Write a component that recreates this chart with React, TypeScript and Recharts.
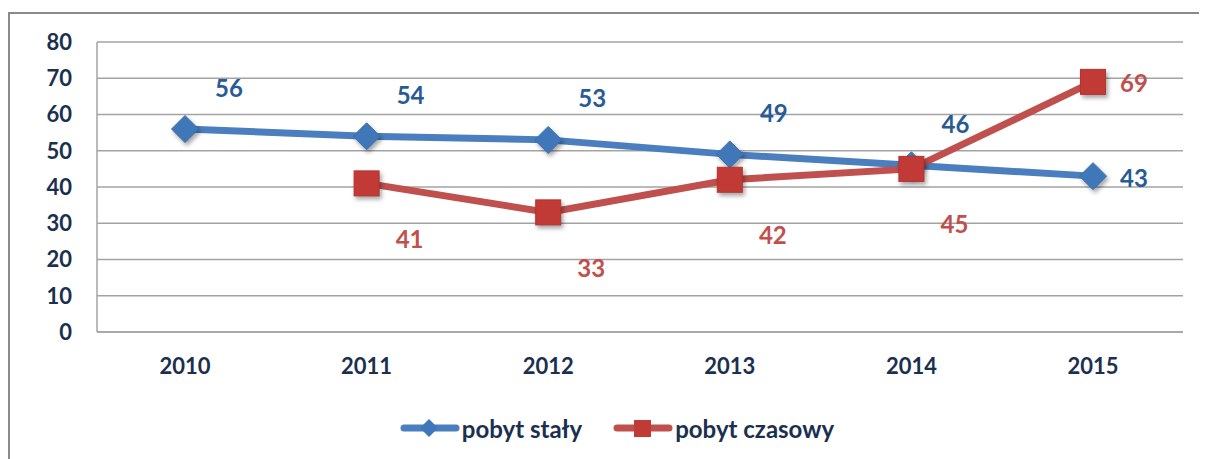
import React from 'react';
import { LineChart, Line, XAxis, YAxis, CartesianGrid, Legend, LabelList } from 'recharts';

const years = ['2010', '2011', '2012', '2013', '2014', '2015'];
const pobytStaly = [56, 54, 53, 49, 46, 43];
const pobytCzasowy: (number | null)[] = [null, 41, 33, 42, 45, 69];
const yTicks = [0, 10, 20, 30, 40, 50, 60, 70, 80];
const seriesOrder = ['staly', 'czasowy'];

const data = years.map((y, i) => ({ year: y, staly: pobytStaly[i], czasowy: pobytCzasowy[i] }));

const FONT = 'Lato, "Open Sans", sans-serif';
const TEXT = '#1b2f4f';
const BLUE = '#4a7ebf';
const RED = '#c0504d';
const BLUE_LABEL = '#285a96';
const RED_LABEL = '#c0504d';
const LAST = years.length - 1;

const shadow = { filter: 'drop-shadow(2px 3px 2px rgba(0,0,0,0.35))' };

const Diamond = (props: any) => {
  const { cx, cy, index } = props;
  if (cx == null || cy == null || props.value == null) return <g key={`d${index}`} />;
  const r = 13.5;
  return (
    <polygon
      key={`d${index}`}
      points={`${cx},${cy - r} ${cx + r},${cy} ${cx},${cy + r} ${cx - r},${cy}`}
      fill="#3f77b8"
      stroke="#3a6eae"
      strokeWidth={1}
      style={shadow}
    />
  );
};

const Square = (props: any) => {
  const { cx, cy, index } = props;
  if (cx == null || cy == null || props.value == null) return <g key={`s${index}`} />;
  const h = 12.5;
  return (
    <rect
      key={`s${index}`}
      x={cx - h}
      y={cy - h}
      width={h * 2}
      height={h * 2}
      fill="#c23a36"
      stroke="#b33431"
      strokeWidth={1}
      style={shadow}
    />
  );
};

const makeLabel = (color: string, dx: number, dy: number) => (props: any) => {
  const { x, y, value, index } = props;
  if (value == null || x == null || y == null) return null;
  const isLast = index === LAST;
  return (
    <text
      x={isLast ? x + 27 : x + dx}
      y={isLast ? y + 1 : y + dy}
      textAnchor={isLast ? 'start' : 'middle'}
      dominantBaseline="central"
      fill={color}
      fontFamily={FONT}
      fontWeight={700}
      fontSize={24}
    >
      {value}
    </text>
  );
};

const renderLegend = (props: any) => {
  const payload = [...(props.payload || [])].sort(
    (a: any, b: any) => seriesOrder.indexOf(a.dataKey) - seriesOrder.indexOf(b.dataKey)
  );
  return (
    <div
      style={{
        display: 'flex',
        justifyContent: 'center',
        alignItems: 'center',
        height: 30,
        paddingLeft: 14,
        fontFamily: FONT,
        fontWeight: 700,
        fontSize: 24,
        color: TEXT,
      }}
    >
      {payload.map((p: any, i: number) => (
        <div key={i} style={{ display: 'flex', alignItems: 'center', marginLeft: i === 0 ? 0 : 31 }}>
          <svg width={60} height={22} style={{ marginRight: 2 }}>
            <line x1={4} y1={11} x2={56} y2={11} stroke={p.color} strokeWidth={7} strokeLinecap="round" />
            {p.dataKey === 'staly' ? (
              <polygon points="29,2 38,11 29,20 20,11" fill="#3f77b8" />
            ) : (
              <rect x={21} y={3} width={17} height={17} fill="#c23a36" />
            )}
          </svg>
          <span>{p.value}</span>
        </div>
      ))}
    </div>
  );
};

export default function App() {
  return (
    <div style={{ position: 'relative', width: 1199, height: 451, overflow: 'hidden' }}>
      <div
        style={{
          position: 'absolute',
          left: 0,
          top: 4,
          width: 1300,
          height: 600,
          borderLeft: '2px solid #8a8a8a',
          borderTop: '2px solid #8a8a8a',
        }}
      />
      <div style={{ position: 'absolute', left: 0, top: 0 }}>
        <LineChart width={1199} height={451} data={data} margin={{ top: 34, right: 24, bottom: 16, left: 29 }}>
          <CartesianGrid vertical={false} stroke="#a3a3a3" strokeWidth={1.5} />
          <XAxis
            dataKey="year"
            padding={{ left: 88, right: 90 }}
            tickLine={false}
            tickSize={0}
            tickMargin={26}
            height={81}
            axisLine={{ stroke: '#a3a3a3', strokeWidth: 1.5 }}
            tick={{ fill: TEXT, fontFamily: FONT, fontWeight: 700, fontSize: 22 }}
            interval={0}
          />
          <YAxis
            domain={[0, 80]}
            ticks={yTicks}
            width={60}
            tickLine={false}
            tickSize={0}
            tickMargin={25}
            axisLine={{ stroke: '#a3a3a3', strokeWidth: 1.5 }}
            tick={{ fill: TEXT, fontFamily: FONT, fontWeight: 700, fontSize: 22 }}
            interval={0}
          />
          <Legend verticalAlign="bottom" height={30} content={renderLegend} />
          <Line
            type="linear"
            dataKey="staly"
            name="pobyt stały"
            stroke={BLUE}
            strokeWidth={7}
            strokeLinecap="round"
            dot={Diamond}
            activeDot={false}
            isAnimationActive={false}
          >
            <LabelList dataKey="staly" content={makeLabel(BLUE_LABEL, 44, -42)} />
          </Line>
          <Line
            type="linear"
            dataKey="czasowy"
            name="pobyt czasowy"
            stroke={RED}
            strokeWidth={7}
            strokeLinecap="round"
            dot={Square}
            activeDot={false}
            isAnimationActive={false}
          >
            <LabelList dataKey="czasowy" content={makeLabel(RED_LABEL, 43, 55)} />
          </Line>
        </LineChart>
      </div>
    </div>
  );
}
# # # # #
- **What this task involves**: Without the pictures, copy the material exactly as given.

- **Reply to the task**:
Write a component that recreates this chart with React, TypeScript and Recharts.
import React from 'react';
import { LineChart, Line, XAxis, YAxis, CartesianGrid, Legend, LabelList } from 'recharts';

const years = ['2010', '2011', '2012', '2013', '2014', '2015'];
const pobytStaly = [56, 54, 53, 49, 46, 43];
const pobytCzasowy: (number | null)[] = [null, 41, 33, 42, 45, 69];
const yTicks = [0, 10, 20, 30, 40, 50, 60, 70, 80];
const seriesOrder = ['staly', 'czasowy'];

const data = years.map((y, i) => ({ year: y, staly: pobytStaly[i], czasowy: pobytCzasowy[i] }));

const FONT = 'Lato, "Open Sans", sans-serif';
const TEXT = '#1b2f4f';
const BLUE = '#4a7ebf';
const RED = '#c0504d';
const BLUE_LABEL = '#285a96';
const RED_LABEL = '#c0504d';
const LAST = years.length - 1;

const shadow = { filter: 'drop-shadow(2px 3px 2px rgba(0,0,0,0.35))' };

const Diamond = (props: any) => {
  const { cx, cy, index } = props;
  if (cx == null || cy == null || props.value == null) return <g key={`d${index}`} />;
  const r = 13.5;
  return (
    <polygon
      key={`d${index}`}
      points={`${cx},${cy - r} ${cx + r},${cy} ${cx},${cy + r} ${cx - r},${cy}`}
      fill="#3f77b8"
      stroke="#3a6eae"
      strokeWidth={1}
      style={shadow}
    />
  );
};

const Square = (props: any) => {
  const { cx, cy, index } = props;
  if (cx == null || cy == null || props.value == null) return <g key={`s${index}`} />;
  const h = 12.5;
  return (
    <rect
      key={`s${index}`}
      x={cx - h}
      y={cy - h}
      width={h * 2}
      height={h * 2}
      fill="#c23a36"
      stroke="#b33431"
      strokeWidth={1}
      style={shadow}
    />
  );
};

const makeLabel = (color: string, dx: number, dy: number) => (props: any) => {
  const { x, y, value, index } = props;
  if (value == null || x == null || y == null) return null;
  const isLast = index === LAST;
  return (
    <text
      x={isLast ? x + 27 : x + dx}
      y={isLast ? y + 1 : y + dy}
      textAnchor={isLast ? 'start' : 'middle'}
      dominantBaseline="central"
      fill={color}
      fontFamily={FONT}
      fontWeight={700}
      fontSize={24}
    >
      {value}
    </text>
  );
};

const renderLegend = (props: any) => {
  const payload = [...(props.payload || [])].sort(
    (a: any, b: any) => seriesOrder.indexOf(a.dataKey) - seriesOrder.indexOf(b.dataKey)
  );
  return (
    <div
      style={{
        display: 'flex',
        justifyContent: 'center',
        alignItems: 'center',
        height: 30,
        paddingLeft: 14,
        fontFamily: FONT,
        fontWeight: 700,
        fontSize: 24,
        color: TEXT,
      }}
    >
      {payload.map((p: any, i: number) => (
        <div key={i} style={{ display: 'flex', alignItems: 'center', marginLeft: i === 0 ? 0 : 31 }}>
          <svg width={60} height={22} style={{ marginRight: 2 }}>
            <line x1={4} y1={11} x2={56} y2={11} stroke={p.color} strokeWidth={7} strokeLinecap="round" />
            {p.dataKey === 'staly' ? (
              <polygon points="29,2 38,11 29,20 20,11" fill="#3f77b8" />
            ) : (
              <rect x={21} y={3} width={17} height={17} fill="#c23a36" />
            )}
          </svg>
          <span>{p.value}</span>
        </div>
      ))}
    </div>
  );
};

export default function App() {
  return (
    <div style={{ position: 'relative', width: 1199, height: 451, overflow: 'hidden' }}>
      <div
        style={{
          position: 'absolute',
          left: 0,
          top: 4,
          width: 1300,
          height: 600,
          borderLeft: '2px solid #8a8a8a',
          borderTop: '2px solid #8a8a8a',
        }}
      />
      <div style={{ position: 'absolute', left: 0, top: 0 }}>
        <LineChart width={1199} height={451} data={data} margin={{ top: 34, right: 24, bottom: 16, left: 29 }}>
          <CartesianGrid vertical={false} stroke="#a3a3a3" strokeWidth={1.5} />
          <XAxis
            dataKey="year"
            padding={{ left: 88, right: 90 }}
            tickLine={false}
            tickSize={0}
            tickMargin={26}
            height={81}
            axisLine={{ stroke: '#a3a3a3', strokeWidth: 1.5 }}
            tick={{ fill: TEXT, fontFamily: FONT, fontWeight: 700, fontSize: 22 }}
            interval={0}
          />
          <YAxis
            domain={[0, 80]}
            ticks={yTicks}
            width={60}
            tickLine={false}
            tickSize={0}
            tickMargin={25}
            axisLine={{ stroke: '#a3a3a3', strokeWidth: 1.5 }}
            tick={{ fill: TEXT, fontFamily: FONT, fontWeight: 700, fontSize: 22 }}
            interval={0}
          />
          <Legend verticalAlign="bottom" height={30} content={renderLegend} />
          <Line
            type="linear"
            dataKey="staly"
            name="pobyt stały"
            stroke={BLUE}
            strokeWidth={7}
            strokeLinecap="round"
            dot={Diamond}
            activeDot={false}
            isAnimationActive={false}
          >
            <LabelList dataKey="staly" content={makeLabel(BLUE_LABEL, 44, -42)} />
          </Line>
          <Line
            type="linear"
            dataKey="czasowy"
            name="pobyt czasowy"
            stroke={RED}
            strokeWidth={7}
            strokeLinecap="round"
            dot={Square}
            activeDot={false}
            isAnimationActive={false}
          >
            <LabelList dataKey="czasowy" content={makeLabel(RED_LABEL, 43, 55)} />
          </Line>
        </LineChart>
      </div>
    </div>
  );
}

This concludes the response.